-- STATED EXERCISE --
Exactly repeat the material, dropping only the pictures.

[Data records]
:::::

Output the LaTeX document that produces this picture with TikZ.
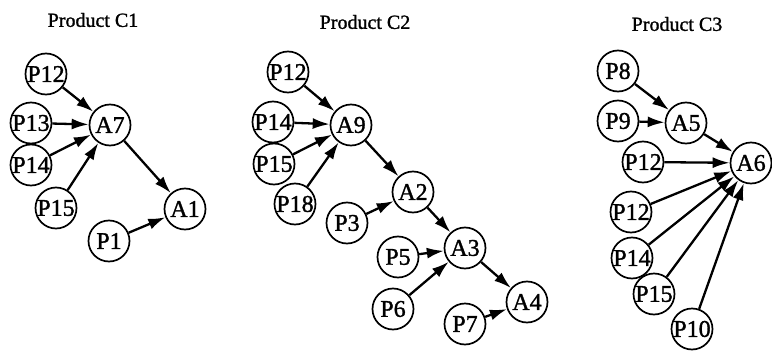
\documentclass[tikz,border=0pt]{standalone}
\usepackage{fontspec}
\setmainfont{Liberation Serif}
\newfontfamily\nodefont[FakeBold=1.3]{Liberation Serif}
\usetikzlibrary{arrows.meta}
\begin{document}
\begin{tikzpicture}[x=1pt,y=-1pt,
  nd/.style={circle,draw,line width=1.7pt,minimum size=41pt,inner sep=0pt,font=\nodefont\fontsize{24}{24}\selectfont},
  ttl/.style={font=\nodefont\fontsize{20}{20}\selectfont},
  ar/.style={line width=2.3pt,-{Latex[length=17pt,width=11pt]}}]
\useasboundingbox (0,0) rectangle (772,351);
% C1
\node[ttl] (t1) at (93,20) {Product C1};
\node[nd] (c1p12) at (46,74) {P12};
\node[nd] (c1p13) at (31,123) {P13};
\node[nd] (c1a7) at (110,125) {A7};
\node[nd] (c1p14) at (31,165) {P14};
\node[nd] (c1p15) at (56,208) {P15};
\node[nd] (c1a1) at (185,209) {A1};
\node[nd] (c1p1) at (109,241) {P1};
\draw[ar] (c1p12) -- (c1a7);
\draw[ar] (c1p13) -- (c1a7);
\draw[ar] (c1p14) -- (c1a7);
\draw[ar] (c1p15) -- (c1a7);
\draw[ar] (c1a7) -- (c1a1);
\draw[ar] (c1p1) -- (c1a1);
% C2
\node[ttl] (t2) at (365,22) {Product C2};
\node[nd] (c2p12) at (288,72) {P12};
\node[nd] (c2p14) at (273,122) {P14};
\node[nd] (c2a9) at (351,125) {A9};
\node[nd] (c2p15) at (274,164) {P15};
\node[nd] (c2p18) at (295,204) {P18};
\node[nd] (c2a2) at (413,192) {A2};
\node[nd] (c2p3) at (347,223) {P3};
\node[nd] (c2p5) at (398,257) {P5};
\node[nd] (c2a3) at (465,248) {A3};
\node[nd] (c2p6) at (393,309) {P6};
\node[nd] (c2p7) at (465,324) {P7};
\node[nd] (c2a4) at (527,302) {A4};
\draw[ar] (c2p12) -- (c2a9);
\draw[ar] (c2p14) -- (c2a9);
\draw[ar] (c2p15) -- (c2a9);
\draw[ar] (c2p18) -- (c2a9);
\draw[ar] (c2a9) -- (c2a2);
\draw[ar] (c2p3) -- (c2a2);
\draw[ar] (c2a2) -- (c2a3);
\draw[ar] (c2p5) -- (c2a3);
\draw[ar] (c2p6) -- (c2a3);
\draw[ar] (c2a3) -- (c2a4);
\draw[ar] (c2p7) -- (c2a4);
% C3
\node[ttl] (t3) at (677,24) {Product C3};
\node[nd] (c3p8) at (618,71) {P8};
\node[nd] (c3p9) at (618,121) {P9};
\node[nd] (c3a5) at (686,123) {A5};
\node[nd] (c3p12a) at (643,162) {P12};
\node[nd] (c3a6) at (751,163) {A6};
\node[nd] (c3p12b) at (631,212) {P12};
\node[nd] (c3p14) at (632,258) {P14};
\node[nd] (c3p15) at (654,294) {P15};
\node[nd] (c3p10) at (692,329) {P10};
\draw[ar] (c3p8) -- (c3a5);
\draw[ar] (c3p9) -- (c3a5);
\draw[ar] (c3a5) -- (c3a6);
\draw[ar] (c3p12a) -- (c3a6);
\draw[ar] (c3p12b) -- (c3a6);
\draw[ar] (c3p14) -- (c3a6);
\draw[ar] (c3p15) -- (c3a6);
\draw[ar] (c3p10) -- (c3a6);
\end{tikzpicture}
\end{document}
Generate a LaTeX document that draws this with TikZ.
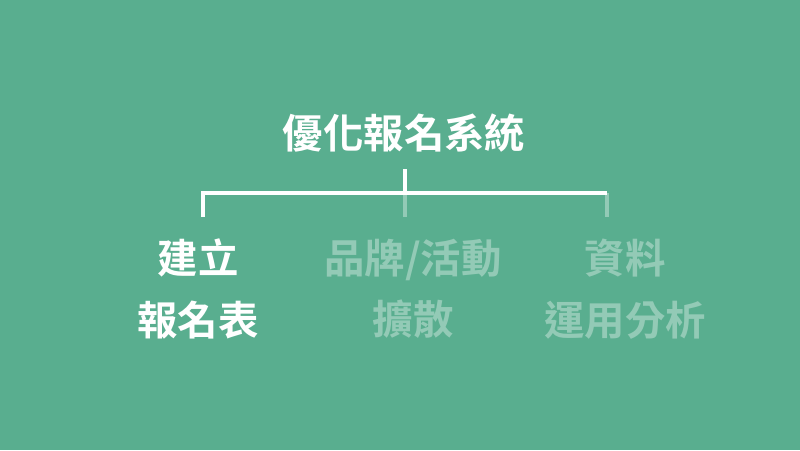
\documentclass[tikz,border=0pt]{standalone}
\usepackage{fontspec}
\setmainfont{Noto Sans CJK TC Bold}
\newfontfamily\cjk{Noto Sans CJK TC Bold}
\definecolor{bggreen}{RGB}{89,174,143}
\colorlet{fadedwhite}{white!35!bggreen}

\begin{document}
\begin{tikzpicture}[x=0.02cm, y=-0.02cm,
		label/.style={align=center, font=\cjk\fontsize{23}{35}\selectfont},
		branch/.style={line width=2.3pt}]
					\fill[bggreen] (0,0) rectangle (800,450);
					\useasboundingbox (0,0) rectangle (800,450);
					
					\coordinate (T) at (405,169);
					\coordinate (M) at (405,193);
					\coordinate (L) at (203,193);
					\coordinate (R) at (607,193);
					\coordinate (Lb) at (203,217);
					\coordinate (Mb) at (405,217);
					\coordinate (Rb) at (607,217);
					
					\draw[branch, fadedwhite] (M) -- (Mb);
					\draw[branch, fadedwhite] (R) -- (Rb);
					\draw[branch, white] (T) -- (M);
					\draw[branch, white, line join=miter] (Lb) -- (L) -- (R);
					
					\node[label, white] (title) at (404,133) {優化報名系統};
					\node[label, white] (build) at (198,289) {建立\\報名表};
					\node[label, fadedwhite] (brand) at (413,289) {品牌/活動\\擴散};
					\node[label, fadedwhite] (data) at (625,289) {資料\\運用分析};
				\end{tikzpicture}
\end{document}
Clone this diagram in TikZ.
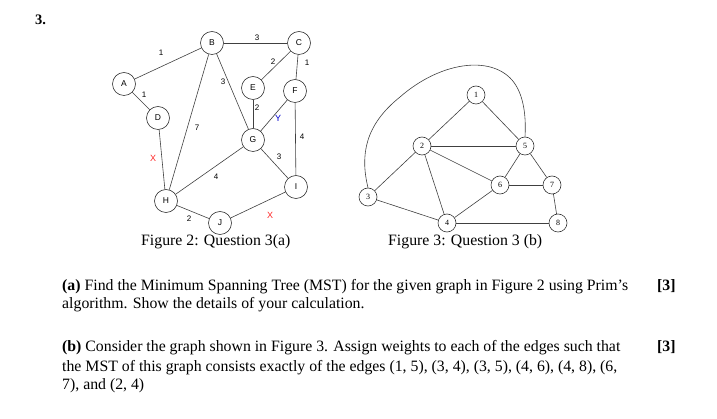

:::::

-- RESPONSE FOR THIS EXERCISE --
Output the LaTeX document that produces this picture with TikZ.
\documentclass[tikz,border=0pt]{standalone}
\usepackage{fontspec}
\setmainfont{Liberation Serif}
\newfontfamily\nodefont[FakeBold=1.3]{Liberation Serif}
\usetikzlibrary{arrows.meta}
\begin{document}
\begin{tikzpicture}[x=1pt,y=-1pt,
  nd/.style={circle,draw,line width=1.7pt,minimum size=41pt,inner sep=0pt,font=\nodefont\fontsize{24}{24}\selectfont},
  ttl/.style={font=\nodefont\fontsize{20}{20}\selectfont},
  ar/.style={line width=2.3pt,-{Latex[length=17pt,width=11pt]}}]
\useasboundingbox (0,0) rectangle (772,351);
% C1
\node[ttl] (t1) at (93,20) {Product C1};
\node[nd] (c1p12) at (46,74) {P12};
\node[nd] (c1p13) at (31,123) {P13};
\node[nd] (c1a7) at (110,125) {A7};
\node[nd] (c1p14) at (31,165) {P14};
\node[nd] (c1p15) at (56,208) {P15};
\node[nd] (c1a1) at (185,209) {A1};
\node[nd] (c1p1) at (109,241) {P1};
\draw[ar] (c1p12) -- (c1a7);
\draw[ar] (c1p13) -- (c1a7);
\draw[ar] (c1p14) -- (c1a7);
\draw[ar] (c1p15) -- (c1a7);
\draw[ar] (c1a7) -- (c1a1);
\draw[ar] (c1p1) -- (c1a1);
% C2
\node[ttl] (t2) at (365,22) {Product C2};
\node[nd] (c2p12) at (288,72) {P12};
\node[nd] (c2p14) at (273,122) {P14};
\node[nd] (c2a9) at (351,125) {A9};
\node[nd] (c2p15) at (274,164) {P15};
\node[nd] (c2p18) at (295,204) {P18};
\node[nd] (c2a2) at (413,192) {A2};
\node[nd] (c2p3) at (347,223) {P3};
\node[nd] (c2p5) at (398,257) {P5};
\node[nd] (c2a3) at (465,248) {A3};
\node[nd] (c2p6) at (393,309) {P6};
\node[nd] (c2p7) at (465,324) {P7};
\node[nd] (c2a4) at (527,302) {A4};
\draw[ar] (c2p12) -- (c2a9);
\draw[ar] (c2p14) -- (c2a9);
\draw[ar] (c2p15) -- (c2a9);
\draw[ar] (c2p18) -- (c2a9);
\draw[ar] (c2a9) -- (c2a2);
\draw[ar] (c2p3) -- (c2a2);
\draw[ar] (c2a2) -- (c2a3);
\draw[ar] (c2p5) -- (c2a3);
\draw[ar] (c2p6) -- (c2a3);
\draw[ar] (c2a3) -- (c2a4);
\draw[ar] (c2p7) -- (c2a4);
% C3
\node[ttl] (t3) at (677,24) {Product C3};
\node[nd] (c3p8) at (618,71) {P8};
\node[nd] (c3p9) at (618,121) {P9};
\node[nd] (c3a5) at (686,123) {A5};
\node[nd] (c3p12a) at (643,162) {P12};
\node[nd] (c3a6) at (751,163) {A6};
\node[nd] (c3p12b) at (631,212) {P12};
\node[nd] (c3p14) at (632,258) {P14};
\node[nd] (c3p15) at (654,294) {P15};
\node[nd] (c3p10) at (692,329) {P10};
\draw[ar] (c3p8) -- (c3a5);
\draw[ar] (c3p9) -- (c3a5);
\draw[ar] (c3a5) -- (c3a6);
\draw[ar] (c3p12a) -- (c3a6);
\draw[ar] (c3p12b) -- (c3a6);
\draw[ar] (c3p14) -- (c3a6);
\draw[ar] (c3p15) -- (c3a6);
\draw[ar] (c3p10) -- (c3a6);
\end{tikzpicture}
\end{document}
Generate a LaTeX document that draws this with TikZ.
\documentclass[tikz,border=0pt]{standalone}
\usepackage{fontspec}
\setmainfont{Noto Sans CJK TC Bold}
\newfontfamily\cjk{Noto Sans CJK TC Bold}
\definecolor{bggreen}{RGB}{89,174,143}
\colorlet{fadedwhite}{white!35!bggreen}

\begin{document}
\begin{tikzpicture}[x=0.02cm, y=-0.02cm,
		label/.style={align=center, font=\cjk\fontsize{23}{35}\selectfont},
		branch/.style={line width=2.3pt}]
					\fill[bggreen] (0,0) rectangle (800,450);
					\useasboundingbox (0,0) rectangle (800,450);
					
					\coordinate (T) at (405,169);
					\coordinate (M) at (405,193);
					\coordinate (L) at (203,193);
					\coordinate (R) at (607,193);
					\coordinate (Lb) at (203,217);
					\coordinate (Mb) at (405,217);
					\coordinate (Rb) at (607,217);
					
					\draw[branch, fadedwhite] (M) -- (Mb);
					\draw[branch, fadedwhite] (R) -- (Rb);
					\draw[branch, white] (T) -- (M);
					\draw[branch, white, line join=miter] (Lb) -- (L) -- (R);
					
					\node[label, white] (title) at (404,133) {優化報名系統};
					\node[label, white] (build) at (198,289) {建立\\報名表};
					\node[label, fadedwhite] (brand) at (413,289) {品牌/活動\\擴散};
					\node[label, fadedwhite] (data) at (625,289) {資料\\運用分析};
				\end{tikzpicture}
\end{document}
Clone this diagram in TikZ.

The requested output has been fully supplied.